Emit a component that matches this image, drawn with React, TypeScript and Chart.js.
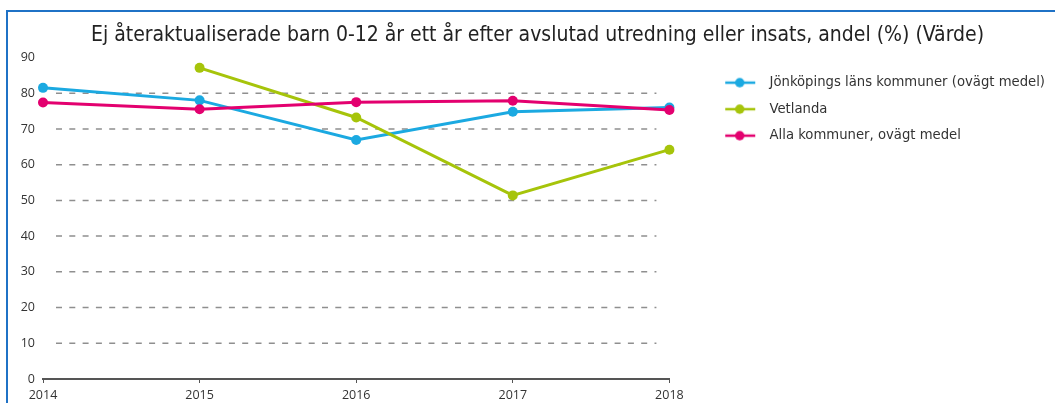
import React, { useEffect, useRef } from "react";
import { Chart, registerables } from "chart.js";

Chart.register(...registerables);

const years = ["2014", "2015", "2016", "2017", "2018"];
const jonkoping = [81.5, 78.0, 66.9, 74.8, 76.0];
const vetlanda = [null, 87.1, 73.2, 51.4, 64.2];
const alla = [77.4, 75.5, 77.5, 77.9, 75.3];
const seriesNames = [
  "Jönköpings läns kommuner (ovägt medel)",
  "Vetlanda",
  "Alla kommuner, ovägt medel",
];
const seriesColors = ["#1ba9e1", "#a6c40a", "#e3006f"];
const yTicksMax = 90;
const yTicksStep = 10;
const titleText =
  "Ej återaktualiserade barn 0-12 år ett år efter avslutad utredning eller insats, andel (%) (Värde)";

const FONT = '"DejaVu Sans Condensed", "DejaVu Sans", sans-serif';
const TICK_FONT = '"Open Sans", sans-serif';
const LEGEND_SIZE = 14.7;

function makeSwatch(color: string): HTMLCanvasElement {
  const c = document.createElement("canvas");
  c.width = 81;
  c.height = 14;
  const g = c.getContext("2d")!;
  g.strokeStyle = color;
  g.lineWidth = 2.5;
  g.beginPath();
  g.moveTo(44, 7);
  g.lineTo(74, 7);
  g.stroke();
  g.fillStyle = color;
  g.beginPath();
  g.arc(58.5, 7, 4.7, 0, Math.PI * 2);
  g.fill();
  return c;
}

const dashGrid = {
  id: "dashGrid",
  beforeDatasetsDraw(chart: any) {
    const ys = chart.scales.y;
    const { left, right } = chart.chartArea;
    const ctx = chart.ctx;
    ctx.save();
    ctx.setLineDash([6, 7.3]);
    ctx.strokeStyle = "#8f8f8f";
    ctx.lineWidth = 1.5;
    ys.ticks.forEach((t: any) => {
      if (t.value <= ys.min || t.value >= ys.max) return;
      const py = ys.getPixelForValue(t.value);
      ctx.beginPath();
      ctx.moveTo(left + 13, py);
      ctx.lineTo(right - 13, py);
      ctx.stroke();
    });
    ctx.restore();
  },
};

export default function App() {
  const ref = useRef<HTMLCanvasElement>(null);
  useEffect(() => {
    const canvas = ref.current!;
    const mctx = canvas.getContext("2d")!;
    mctx.font = `normal ${LEGEND_SIZE}px ${FONT}`;
    const textW = Math.max(...seriesNames.map((s) => mctx.measureText(s).width));
    const labelPad = 11.8;
    const pointW = 81;
    const legendW = labelPad + pointW + LEGEND_SIZE / 2 + textW + 10;
    const plotRight = 671;
    const plotLeft = 43;
    const padL = 20;
    const padR = Math.max(0, 1055 - plotRight - legendW);
    const swatches = seriesColors.map(makeSwatch);
    const values = [jonkoping, vetlanda, alla];

    const chart = new Chart(canvas, {
      type: "line",
      data: {
        labels: years,
        datasets: values.map((v, i) => ({
          label: seriesNames[i],
          data: v,
          borderColor: seriesColors[i],
          backgroundColor: seriesColors[i],
          pointBackgroundColor: seriesColors[i],
          pointBorderColor: seriesColors[i],
          borderWidth: 3,
          pointRadius: 5,
          pointBorderWidth: 0,
          tension: 0,
          clip: false as any,
          order: 3 - i,
        })),
      },
      options: {
        responsive: false,
        animation: false,
        devicePixelRatio: 1,
        layout: { padding: { left: padL, right: padR, top: 0, bottom: 0 } },
        plugins: {
          title: {
            display: true,
            text: titleText,
            color: "#222222",
            font: { family: FONT, size: 21, weight: "normal" },
            padding: { top: 23, bottom: 9.3 },
          },
          legend: {
            position: "right",
            align: "start",
            fullSize: false,
            maxWidth: 700,
            title: {
              display: true,
              text: "",
              font: { size: 1, lineHeight: 1 },
              padding: { top: 2.5, bottom: 2.5 },
            },
            labels: {
              usePointStyle: true,
              pointStyleWidth: pointW,
              padding: labelPad,
              color: "#333333",
              font: { family: FONT, size: LEGEND_SIZE },
              generateLabels(ch: any) {
                const items = Chart.defaults.plugins.legend.labels.generateLabels(ch);
                return items
                  .sort((a: any, b: any) => a.datasetIndex - b.datasetIndex)
                  .map((it: any) => ({ ...it, pointStyle: swatches[it.datasetIndex] }));
              },
            },
          },
          tooltip: { enabled: false },
        },
        scales: {
          x: {
            offset: false,
            grid: {
              display: true,
              drawOnChartArea: false,
              drawTicks: true,
              tickLength: 4,
              color: "#555555",
            },
            border: { display: true, color: "#555555", width: 2 },
            ticks: {
              color: "#333333",
              font: { family: TICK_FONT, size: 12.5 },
              padding: 5,
              maxRotation: 0,
            },
          },
          y: {
            min: 0,
            max: yTicksMax,
            grid: { display: false, drawTicks: false },
            border: { display: false },
            ticks: {
              stepSize: yTicksStep,
              color: "#333333",
              font: { family: TICK_FONT, size: 12.5 },
              padding: 8,
            },
            afterFit(scale: any) {
              scale.width = plotLeft - padL;
            },
          },
        },
      },
      plugins: [dashGrid],
    });
    return () => chart.destroy();
  }, []);

  return (
    <div
      style={{
        position: "absolute",
        left: 0,
        top: 0,
        width: 1055,
        height: 403,
        overflow: "hidden",
        background: "#ffffff",
      }}
    >
      <div
        style={{
          position: "absolute",
          left: 6,
          top: 10,
          width: 1200,
          height: 600,
          border: "2px solid #1f72c6",
        }}
      />
      <canvas
        ref={ref}
        width={1055}
        height={408}
        style={{ position: "absolute", left: 0, top: 0, display: "block" }}
      />
    </div>
  );
}
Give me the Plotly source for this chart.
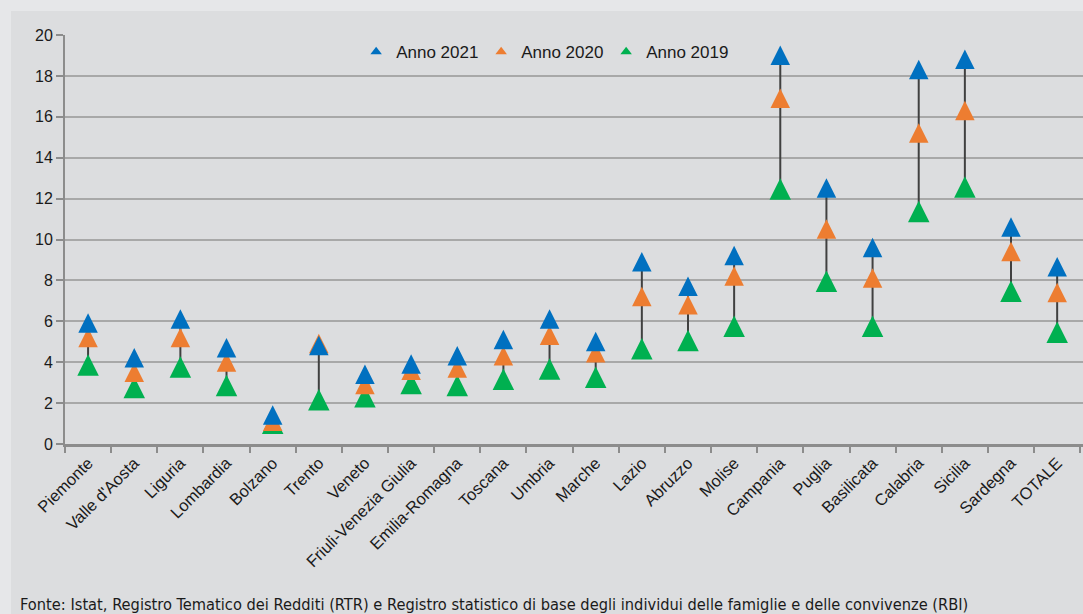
import plotly.graph_objects as go

regioni = ['Piemonte', "Valle d'Aosta", 'Liguria', 'Lombardia', 'Bolzano', 'Trento', 'Veneto',
           'Friuli-Venezia Giulia', 'Emilia-Romagna', 'Toscana', 'Umbria', 'Marche', 'Lazio',
           'Abruzzo', 'Molise', 'Campania', 'Puglia', 'Basilicata', 'Calabria', 'Sicilia',
           'Sardegna', 'TOTALE']

anno_2021 = [5.9, 4.2, 6.1, 4.7, 1.4, 4.8, 3.4, 3.9, 4.3, 5.1, 6.1, 5.0, 8.9,
             7.7, 9.2, 19.0, 12.5, 9.6, 18.3, 18.8, 10.6, 8.65]
anno_2020 = [5.2, 3.5, 5.2, 4.0, 1.1, 4.9, 2.9, 3.6, 3.7, 4.3, 5.3, 4.45, 7.2,
             6.8, 8.2, 16.9, 10.5, 8.1, 15.2, 16.3, 9.4, 7.4]
anno_2019 = [3.9, 2.8, 3.8, 2.9, 1.05, 2.2, 2.35, 3.0, 2.9, 3.2, 3.7, 3.3, 4.7,
             5.1, 5.8, 12.5, 8.0, 5.8, 11.4, 12.6, 7.5, 5.5]

serie = [('Anno 2021', anno_2021, '#0070C0', 19.5),
         ('Anno 2020', anno_2020, '#ED7D31', 19.5),
         ('Anno 2019', anno_2019, '#00B050', 21.5)]

fonte = ('Fonte: Istat, Registro Tematico dei Redditi (RTR) e Registro statistico di base '
         'degli individui delle famiglie e delle convivenze (RBI)')

W, H = 1083, 614
ML, MR, MT, MB = 65, 0, 35, 170
PH = H - MT - MB
# il simbolo arrow-up ha la punta sul punto: asse gemello spostato di mezzo marker
d = 10 / PH * 20

fig = go.Figure()

# linee max-min
lx, ly = [], []
for r, lo, hi in zip(regioni, anno_2019, anno_2021):
    lx += [r, r, None]
    ly += [lo, hi, None]
fig.add_trace(go.Scatter(x=lx, y=ly, mode='lines', line=dict(color='#404040', width=2),
                         showlegend=False, hoverinfo='skip'))

# marker (2019 sotto, 2021 sopra)
for nome, vals, col, sz in reversed(serie):
    fig.add_trace(go.Scatter(x=regioni, y=vals, yaxis='y2', mode='markers', name=nome,
                             showlegend=False,
                             marker=dict(symbol='arrow-up', size=sz, color=col)))

# voci di legenda con marker piccoli
for nome, vals, col, sz in serie:
    fig.add_trace(go.Scatter(x=[None], y=[None], mode='markers', name=nome,
                             marker=dict(symbol='triangle-up', size=10, color=col)))

fig.update_layout(
    width=W, height=H,
    margin=dict(l=ML, r=MR, t=MT, b=MB),
    paper_bgcolor='#e6e7e9',
    plot_bgcolor='#dcdddf',
    font=dict(family='Liberation Sans, Arial, sans-serif', color='#1a1a1a'),
    showlegend=True,
    legend=dict(orientation='h', x=0.286, y=0.958, xanchor='left', yanchor='middle',
                bgcolor='rgba(0,0,0,0)', font=dict(size=17), entrywidth=80,
                entrywidthmode='pixels', itemclick=False),
    xaxis=dict(type='category', range=[-0.5, 21.56], tickson='boundaries',
               ticks='outside', ticklen=6, tickcolor='#8c8c8c', tickwidth=2,
               tickangle=-45, tickfont=dict(size=16.5),
               showline=True, linecolor='#8c8c8c', linewidth=3, showgrid=False),
    yaxis=dict(range=[0, 20], dtick=2, ticks='outside', ticklen=7, tickcolor='#8c8c8c',
               tickwidth=2, tickfont=dict(size=16), showline=True, linecolor='#8c8c8c',
               linewidth=2, gridcolor='#a8a8a8', gridwidth=1.5, zeroline=False),
    yaxis2=dict(overlaying='y', range=[-d, 20 - d], visible=False, fixedrange=True),
)

# pannello interno
fig.add_shape(type='rect', xref='paper', yref='paper', layer='below',
              x0=(11 - ML) / (W - ML - MR), x1=1.01,
              y0=-MB / PH - 0.01, y1=1 + (MT - 11) / PH,
              fillcolor='#dcdddf', line=dict(width=0))

fig.add_annotation(text=fonte, xref='paper', yref='paper', x=-47 / (W - ML - MR),
                   y=-(604 - 444) / PH, xanchor='left', yanchor='middle',
                   showarrow=False,
                   font=dict(family='Liberation Sans Narrow, DejaVu Sans Condensed, sans-serif',
                             size=16.3, color='#1a1a1a'))

fig.write_html('out.html', config={'displayModeBar': False},
               post_script="document.body.style.margin='0';")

● **WHAT NEEDS TO BE DONE**:
Reproduce only the lines of the records from the start up to and including the line that holds "const LEGEND_SIZE = 14.7;"; do not carry over any picture.

● **REPLY**:
Emit a component that matches this image, drawn with React, TypeScript and Chart.js.
import React, { useEffect, useRef } from "react";
import { Chart, registerables } from "chart.js";

Chart.register(...registerables);

const years = ["2014", "2015", "2016", "2017", "2018"];
const jonkoping = [81.5, 78.0, 66.9, 74.8, 76.0];
const vetlanda = [null, 87.1, 73.2, 51.4, 64.2];
const alla = [77.4, 75.5, 77.5, 77.9, 75.3];
const seriesNames = [
  "Jönköpings läns kommuner (ovägt medel)",
  "Vetlanda",
  "Alla kommuner, ovägt medel",
];
const seriesColors = ["#1ba9e1", "#a6c40a", "#e3006f"];
const yTicksMax = 90;
const yTicksStep = 10;
const titleText =
  "Ej återaktualiserade barn 0-12 år ett år efter avslutad utredning eller insats, andel (%) (Värde)";

const FONT = '"DejaVu Sans Condensed", "DejaVu Sans", sans-serif';
const TICK_FONT = '"Open Sans", sans-serif';
const LEGEND_SIZE = 14.7;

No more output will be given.